Sen. Tommy Tuberville, R-Ala., has recently bad-mouthed the Freedom From Religion Foundation’s criticism of the Auburn University baseball team coach leading players in prayer and the inclusion of crosses and the phrase “Jesus won” on team gear. FFRF Co-Presidents Dan Barker and Annie Laurie Gaylor have released the following statement in response:
Sen. Tuberville’s comments demonstrate a fundamental misunderstanding of both the Constitution and FFRF’s mission. The First Amendment protects every American’s right to practice their religion — or no religion at all — free from government coercion. It does not permit public university employees to use their official positions to promote Christianity to student-athletes.
FFRF has never objected to private religious expression by Auburn players, coaches or anyone else. What we object to is a public university baseball program using its official authority to organize team prayer and promote sectarian religious messages through university-sponsored athletics. Student-athletes come from a variety of religious backgrounds — and public university officials have a duty to respect that diversity rather than use their positions to advance a particular faith. Student-athletes should never be made to feel that participation on a public university team requires conformity to a coach’s religious beliefs.
Sen. Tuberville is also mistaken when he claims the United States was founded on “freedom of religion, not freedom from religion.” The Founders deliberately rejected religious establishments and created a secular Constitution that guarantees freedom of conscience for believers and nonbelievers alike. Religious freedom necessarily includes freedom from government-imposed religion.

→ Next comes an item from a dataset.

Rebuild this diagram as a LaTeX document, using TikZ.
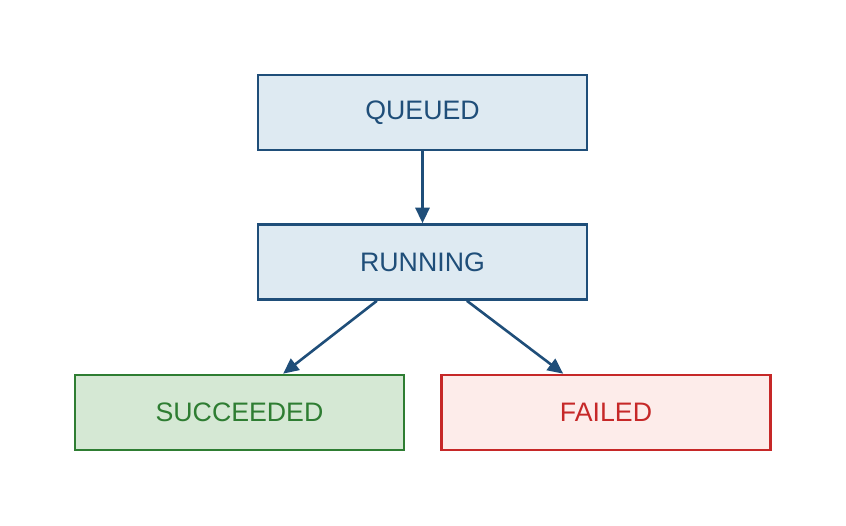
\documentclass[tikz,border=0pt]{standalone}
\usepackage{fontspec}
\setmainfont{Liberation Sans}
\usetikzlibrary{arrows.meta}
\definecolor{runblue}{RGB}{31,78,121}
\definecolor{runfill}{RGB}{222,234,242}
\definecolor{okgreen}{RGB}{46,125,50}
\definecolor{okfill}{RGB}{213,232,212}
\definecolor{badred}{RGB}{198,40,40}
\definecolor{badfill}{RGB}{253,236,234}
\begin{document}
\begin{tikzpicture}[x=0.025cm, y=-0.025cm]
      \useasboundingbox (0,0) rectangle (846,525);
      \tikzstyle{every node} = [draw, rectangle, line width=1.85pt, minimum width=8.225cm,
        minimum height=1.875cm, font=\fontsize{19}{23}\selectfont]
      \tikzstyle{state} = [draw=runblue, fill=runfill, text=runblue]
      \tikzstyle{good} = [draw=okgreen, fill=okfill, text=okgreen]
      \tikzstyle{bad} = [draw=badred, fill=badfill, text=badred]
      \node[state](queued) at (422.5,112.5) {QUEUED};
      \node[state](running) at (422.5,262) {RUNNING};
      \node[good](succeeded) at (239.5,412.5) {SUCCEEDED};
      \node[bad](failed) at (606,412.5) {FAILED};

      \tikzstyle{every node} = []
      \tikzstyle{flow} = [draw=runblue, line width=1.85pt, -{Triangle[length=11pt,width=10pt]}]
      \draw[flow]
      (queued) -- (running);
      \draw[flow]
      ([xshift=-1.14cm]running.south) -- ([xshift=1.09cm]succeeded.north);
      \draw[flow]
      ([xshift=1.11cm]running.south) -- ([xshift=-1.07cm]failed.north);
    \end{tikzpicture}
\end{document}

As for the accusation that FFRF “hates God and America,” such rhetoric is as tired as it is false. FFRF’s members include patriotic Americans from every walk of life who are dedicated to defending the constitutional principle of church-state separation. We will continue standing up for the rights of all students, including Auburn’s Christian students, to make their own religious choices free from pressure by government officials.

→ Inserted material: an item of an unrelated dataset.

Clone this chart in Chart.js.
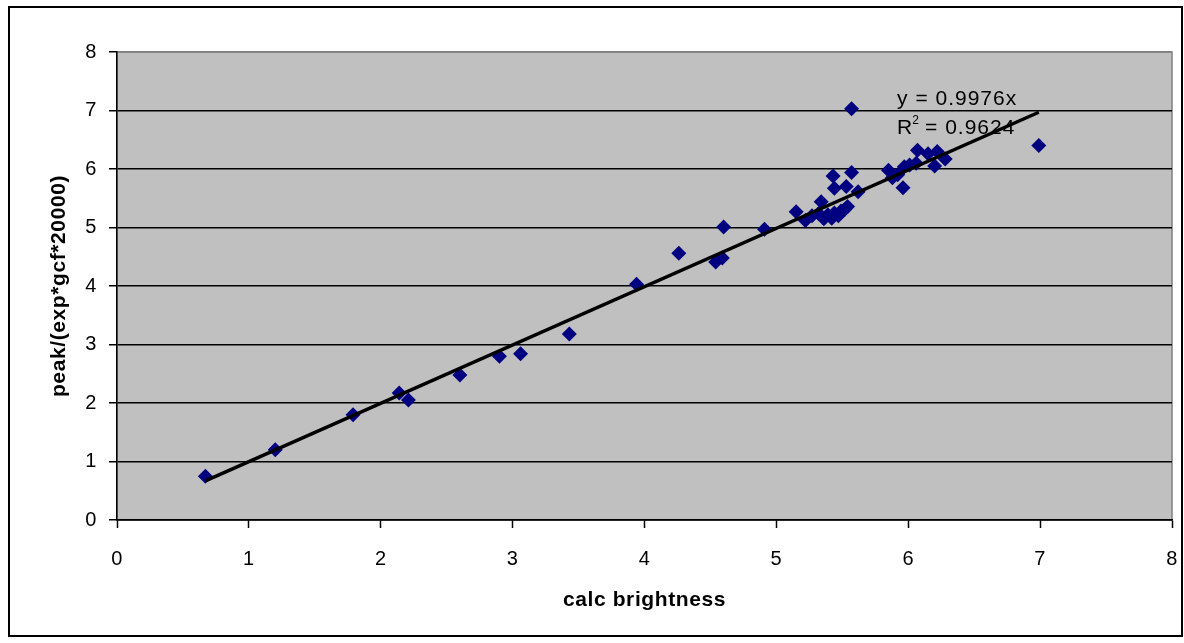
<!DOCTYPE html>
<html lang="en">
<head>
<meta charset="UTF-8">
<title>calc brightness</title>
<script src="https://cdn.jsdelivr.net/npm/chart.js@4.4.1/dist/chart.umd.min.js"></script>
<style>
    body { margin: 0; background: #ffffff; }
    canvas { display: block; }
</style>
</head>
<body>
<canvas id="myChart" width="1184" height="643"></canvas>
<script>
    // measured points (calc brightness vs peak/(exp*gcf*20000))
    const calcBrightness = [0.67, 1.20, 1.79, 2.14, 2.21, 2.60, 2.90, 3.06, 3.43, 3.94,
        4.26, 4.54, 4.59, 4.60, 4.91, 5.15, 5.22, 5.27, 5.32, 5.34,
        5.36, 5.39, 5.42, 5.44, 5.47, 5.49, 5.52, 5.54, 5.43, 5.44,
        5.53, 5.57, 5.62, 5.57, 5.85, 5.88, 5.92, 5.96, 5.97, 6.01,
        6.06, 6.07, 6.15, 6.20, 6.22, 6.28, 6.99];
    const peakNorm = [0.75, 1.20, 1.80, 2.17, 2.05, 2.48, 2.80, 2.84, 3.18, 4.03,
        4.56, 4.41, 4.48, 5.01, 4.97, 5.27, 5.12, 5.20, 5.24, 5.44,
        5.15, 5.22, 5.16, 5.25, 5.20, 5.28, 5.31, 5.36, 5.88, 5.67,
        5.70, 5.94, 5.61, 7.03, 5.98, 5.85, 5.90, 5.68, 6.04, 6.07,
        6.10, 6.32, 6.26, 6.05, 6.30, 6.17, 6.40];

    // linear trend line through origin, ends
    const trendX = [0.67, 6.99];
    const trendY = [0.67, 6.97];
    const trendText = "y = 0.9976x";
    const r2Text = "0.9624";

    const xTicks = [0, 1, 2, 3, 4, 5, 6, 7, 8];
    const yTicks = [0, 1, 2, 3, 4, 5, 6, 7, 8];

    const points = calcBrightness.map(function (v, i) { return { x: v, y: peakNorm[i] }; });
    const trend = trendX.map(function (v, i) { return { x: v, y: trendY[i] }; });

    const FONT = "'Liberation Sans', Arial, sans-serif";

    const frame = {
        id: "frame",
        beforeDraw(chart) {
            const c = chart.ctx;
            const a = chart.chartArea;
            c.save();
            c.fillStyle = "#ffffff";
            c.fillRect(0, 0, chart.width, chart.height);
            c.strokeStyle = "#000000";
            c.lineWidth = 2;
            c.strokeRect(9, 7, 1173, 629);
            c.fillStyle = "#c0c0c0";
            c.fillRect(a.left, a.top, a.right - a.left, a.bottom - a.top);
            c.strokeStyle = "#808080";
            c.lineWidth = 1.5;
            c.strokeRect(a.left, a.top, a.right - a.left, a.bottom - a.top);
            c.restore();
            c.letterSpacing = "0.6px";
        },
        afterDraw(chart) {
            const c = chart.ctx;
            const xs = chart.scales.x;
            const ys = chart.scales.y;
            const x0 = xs.getPixelForValue(5.915);
            c.save();
            c.fillStyle = "#000000";
            c.textAlign = "left";
            c.textBaseline = "alphabetic";
            c.letterSpacing = "1px";
            c.font = "21px " + FONT;
            c.fillText(trendText, x0, ys.getPixelForValue(7.1));
            const yb = ys.getPixelForValue(6.59);
            c.fillText("R", x0, yb);
            const w = c.measureText("R").width;
            c.font = "12px " + FONT;
            c.letterSpacing = "0px";
            c.fillText("2", x0 + w - 1, yb - 10);
            c.font = "21px " + FONT;
            c.letterSpacing = "1px";
            c.fillText(" = " + r2Text, x0 + w + 5, yb);
            c.restore();
        }
    };

    const tickFont = { family: FONT, size: 20 };
    const titleFont = { family: FONT, size: 21, weight: "bold" };

    const myChart = new Chart(document.getElementById("myChart"), {
        type: "scatter",
        data: {
            datasets: [
                {
                    label: "trend",
                    type: "line",
                    data: trend,
                    borderColor: "#000000",
                    borderWidth: 3.5,
                    pointRadius: 0,
                    fill: false,
                    order: 0
                },
                {
                    label: "points",
                    data: points,
                    pointStyle: "rectRot",
                    pointRadius: 7.5,
                    pointHoverRadius: 7.5,
                    backgroundColor: "#000080",
                    borderColor: "#000080",
                    borderWidth: 0,
                    order: 1
                }
            ]
        },
        options: {
            responsive: false,
            animation: false,
            events: [],
            layout: { padding: { top: 52, right: 12, bottom: 23, left: 40 } },
            plugins: {
                legend: { display: false },
                tooltip: { enabled: false }
            },
            scales: {
                x: {
                    type: "linear",
                    min: 0,
                    max: 8,
                    afterFit(scale) {
                        scale.height = 100;
                        scale.paddingRight = 0;
                        scale.paddingLeft = 0;
                    },
                    afterBuildTicks(scale) { scale.ticks = xTicks.map(function (v) { return { value: v }; }); },
                    grid: { drawOnChartArea: false, drawTicks: true, tickLength: 8, tickColor: "#000000", tickWidth: 1.5 },
                    border: { color: "#000000", width: 1.5 },
                    ticks: { color: "#000000", font: tickFont, padding: 19, maxRotation: 0 },
                    title: { display: true, text: "calc brightness", color: "#000000", font: titleFont, padding: { top: 0, bottom: 7 } }
                },
                y: {
                    type: "linear",
                    min: 0,
                    max: 8,
                    afterFit(scale) { scale.width = 77; },
                    afterBuildTicks(scale) { scale.ticks = yTicks.map(function (v) { return { value: v }; }); },
                    grid: {
                        color: function (ctx) { return ctx.tick && ctx.tick.value === 8 ? "#808080" : "#000000"; },
                        lineWidth: 1.5,
                        drawTicks: true,
                        tickLength: 8,
                        tickColor: "#000000",
                        tickWidth: 1.5
                    },
                    border: { color: "#000000", width: 1.5 },
                    ticks: { color: "#000000", font: tickFont, padding: 12 },
                    title: { display: true, text: "peak/(exp*gcf*20000)", color: "#000000", font: titleFont, padding: { top: 7, bottom: 0 } }
                }
            }
        },
        plugins: [frame]
    });
</script>
</body>
</html>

The issue here is not whether Auburn players may pray or otherwise express their faith. They absolutely may. The issue is whether public university employees may use their positions of authority to promote Christianity through official team activities. The Constitution’s answer is: No.

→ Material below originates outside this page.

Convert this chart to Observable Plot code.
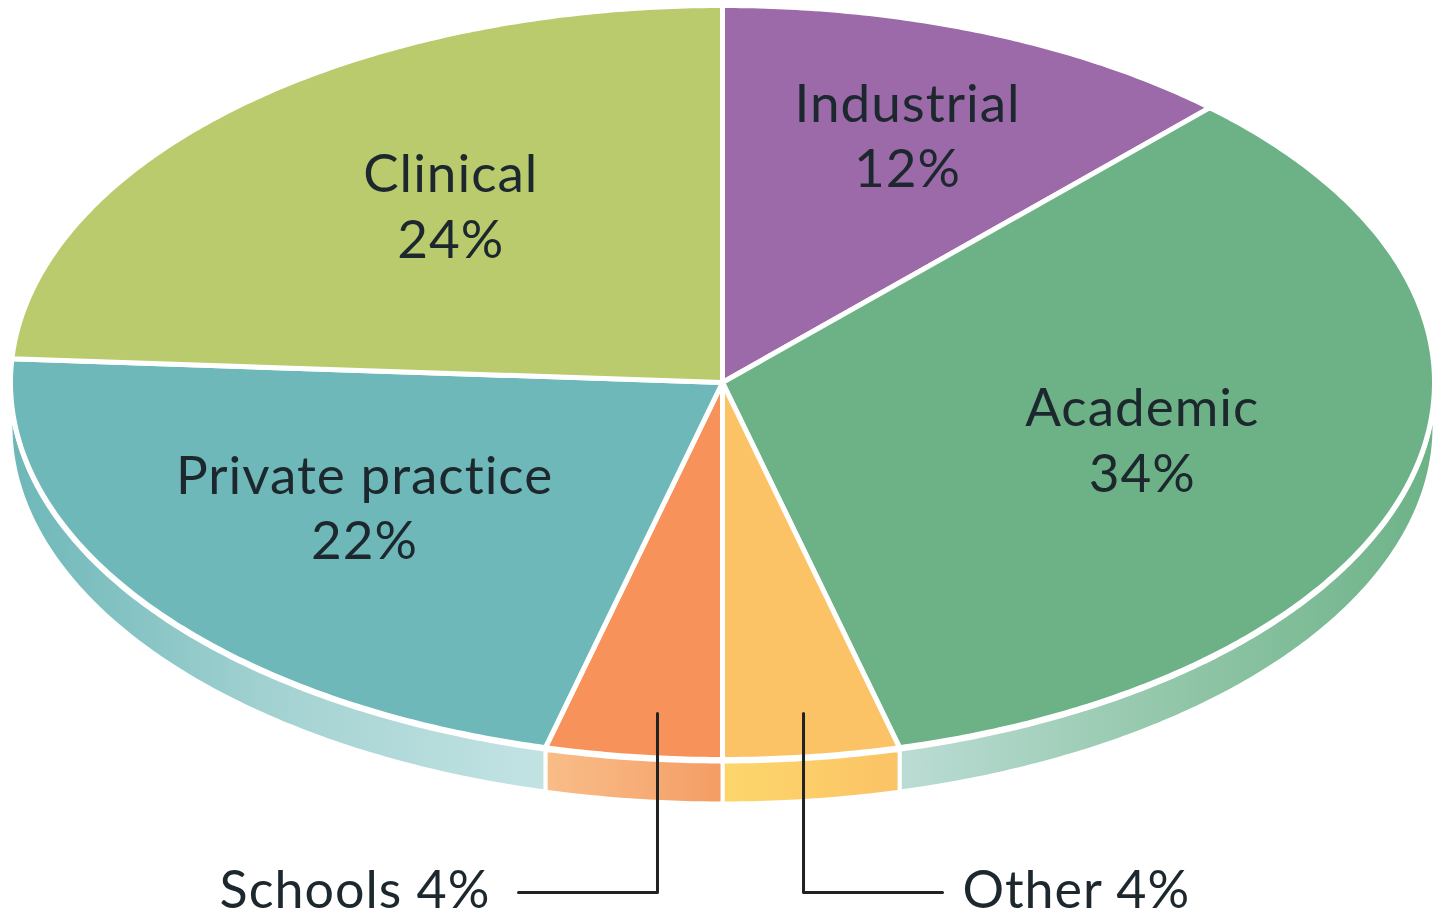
<!DOCTYPE html>
<html><head><meta charset="utf-8">
<script src="https://cdn.jsdelivr.net/npm/d3@7"></script>
<script src="https://cdn.jsdelivr.net/npm/@observablehq/plot@0.6"></script>
<style>html,body{margin:0;padding:0;background:#fff;overflow:hidden}</style>
</head><body><div id="chart"></div>
<script>
// ---- data (clockwise from 12 o'clock) ----
const categories = ["Industrial", "Academic", "Other", "Schools", "Private practice", "Clinical"];
const shares = [12, 34, 4, 4, 22, 24];
const labelText = ["Industrial\n12%", "Academic\n34%", "Other 4%", "Schools 4%", "Private practice\n22%", "Clinical\n24%"];
const faceColors = ["#9c6aa8", "#6db287", "#fcc266", "#f7925a", "#6fb8b9", "#b9cb6d"];
// side (extrusion) gradient stops, left -> right
const sideStops = [
  null,
  ["#bbdcd5", "#93c7aa", "#6db287"],
  ["#fcd66c", "#fccd69", "#fbc366"],
  ["#f9bd88", "#f7ae78", "#f49c64"],
  ["#6db7b8", "#a4d2d2", "#c3e3e3"],
  null
];

// ---- layout ----
const W = 1437, H = 922;
const cx = 722, cy = 382, rx = 712, ry = 377;
const gapU = 2 / ry, depthU = 44 / ry;
// in-slice label placement (radius fraction, angle nudge in degrees)
const labelR = [0.70, 0.61, null, null, 0.605, 0.60];
const labelNudge = [0.2, 0.5, 0, 0, 2.2, 3.7];
const labelLift = 4; // px
// callouts for thin slices: elbow x, start y, line y, line end x, text x (unit coords)
const callouts = {
  "Schools": {x: -0.0913, y0: -0.878, y1: -1.353, xe: -0.2865, xt: -0.326, anchor: "end"},
  "Other":   {x: 0.1138, y0: -0.878, y1: -1.353, xe: 0.309, xt: 0.337, anchor: "start"}
};

const pie = d3.pie().sort(null).value(d => d.share)(categories.map((c, i) => ({cat: c, share: shares[i], i})));
const pt = (a, r = 1, dy = 0) => ({x: r * Math.sin(a), y: r * Math.cos(a) - dy});
const arcPts = (a0, a1, dy = 0) => {
  const n = Math.max(2, Math.ceil((a1 - a0) / (Math.PI / 360)));
  return d3.range(n + 1).map(k => pt(a0 + (a1 - a0) * k / n, 1, dy));
};

// top faces
const faces = [];
pie.forEach(p => {
  const pts = [{x: 0, y: 0}, ...arcPts(p.startAngle, p.endAngle), {x: 0, y: 0}];
  pts.forEach(q => faces.push({...q, cat: p.data.cat, fill: faceColors[p.data.i]}));
});

// sides (front half only)
const sides = [];
pie.forEach(p => {
  const lo = Math.max(p.startAngle, Math.PI / 2), hi = Math.min(p.endAngle, 3 * Math.PI / 2);
  if (hi <= lo || !sideStops[p.data.i]) return;
  const top = arcPts(lo, hi, gapU), bot = arcPts(lo, hi, depthU).reverse();
  const pts = [...top, ...bot, top[0]];
  const id = "side" + p.data.i;
  pts.forEach(q => sides.push({...q, cat: p.data.cat, fill: `url(#${id})`}));
});

// labels inside slices
const inLabels = pie.filter(p => labelR[p.data.i] != null).map(p => {
  const a = (p.startAngle + p.endAngle) / 2 + labelNudge[p.data.i] * Math.PI / 180;
  const q = pt(a, labelR[p.data.i]);
  return {x: q.x, y: q.y + labelLift / ry, text: labelText[p.data.i]};
});

// callouts
const leaders = [];
const outLabels = [];
pie.forEach(p => {
  const c = callouts[p.data.cat];
  if (!c) return;
  [{x: c.x, y: c.y0}, {x: c.x, y: c.y1}, {x: c.xe, y: c.y1}].forEach(q => leaders.push({...q, cat: p.data.cat}));
  outLabels.push({x: c.xt, y: c.y1 + 1 / ry, text: labelText[p.data.i], anchor: c.anchor});
});

const defsMark = () => {
  const ns = "http://www.w3.org/2000/svg";
  const defs = document.createElementNS(ns, "defs");
  sideStops.forEach((stops, i) => {
    if (!stops) return;
    const g = document.createElementNS(ns, "linearGradient");
    g.setAttribute("id", "side" + i);
    g.setAttribute("x1", "0"); g.setAttribute("x2", "1");
    g.setAttribute("y1", "0"); g.setAttribute("y2", "0");
    stops.forEach((c, k) => {
      const s = document.createElementNS(ns, "stop");
      s.setAttribute("offset", k / (stops.length - 1));
      s.setAttribute("stop-color", c);
      g.appendChild(s);
    });
    defs.appendChild(g);
  });
  return defs;
};

const font = "Lato, 'Open Sans', sans-serif";
const txt = {fontFamily: font, fill: "#1d282e", fontWeight: 400};
const chart = Plot.plot({
  width: W, height: H, margin: 0,
  x: {domain: [-1, 1], range: [cx - rx, cx + rx], axis: null},
  y: {domain: [-1, 1], range: [cy + ry, cy - ry], axis: null},
  color: {type: "identity"},
  style: {background: "#fff", letterSpacing: "1px"},
  marks: [
    defsMark,
    Plot.line(sides, {x: "x", y: "y", z: "cat", fill: "fill", stroke: "white", strokeWidth: 4, strokeLinejoin: "round", curve: "linear"}),
    Plot.line(faces, {x: "x", y: "y", z: "cat", fill: "fill", stroke: "white", strokeWidth: 5, strokeLinejoin: "round", curve: "linear"}),
    Plot.line(leaders, {x: "x", y: "y", z: "cat", stroke: "#222", strokeWidth: 3}),
    Plot.text(inLabels, {x: "x", y: "y", text: "text", fontSize: 53, lineHeight: 1.24, ...txt}),
    Plot.text(outLabels, {x: "x", y: "y", text: "text", textAnchor: "end", fontSize: 52, ...txt, filter: d => d.anchor === "end"}),
    Plot.text(outLabels, {x: "x", y: "y", text: "text", textAnchor: "start", fontSize: 52, ...txt, filter: d => d.anchor === "start"})
  ]
});
document.getElementById("chart").appendChild(chart);
</script>
</body></html>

Religious freedom means every student gets to decide for themselves what to believe. It does not mean government officials get to decide for them.
The Freedom From Religion Foundation, the largest association of freethinkers (atheists, agnostics and humanists) in North America, is a national nonprofit organization with about 41,000 members nationwide, including hundreds of members in Alabama. FFRF’s purposes are to defend the constitutional principle of separation between church and state, and to educate the public on matters relating to nontheism.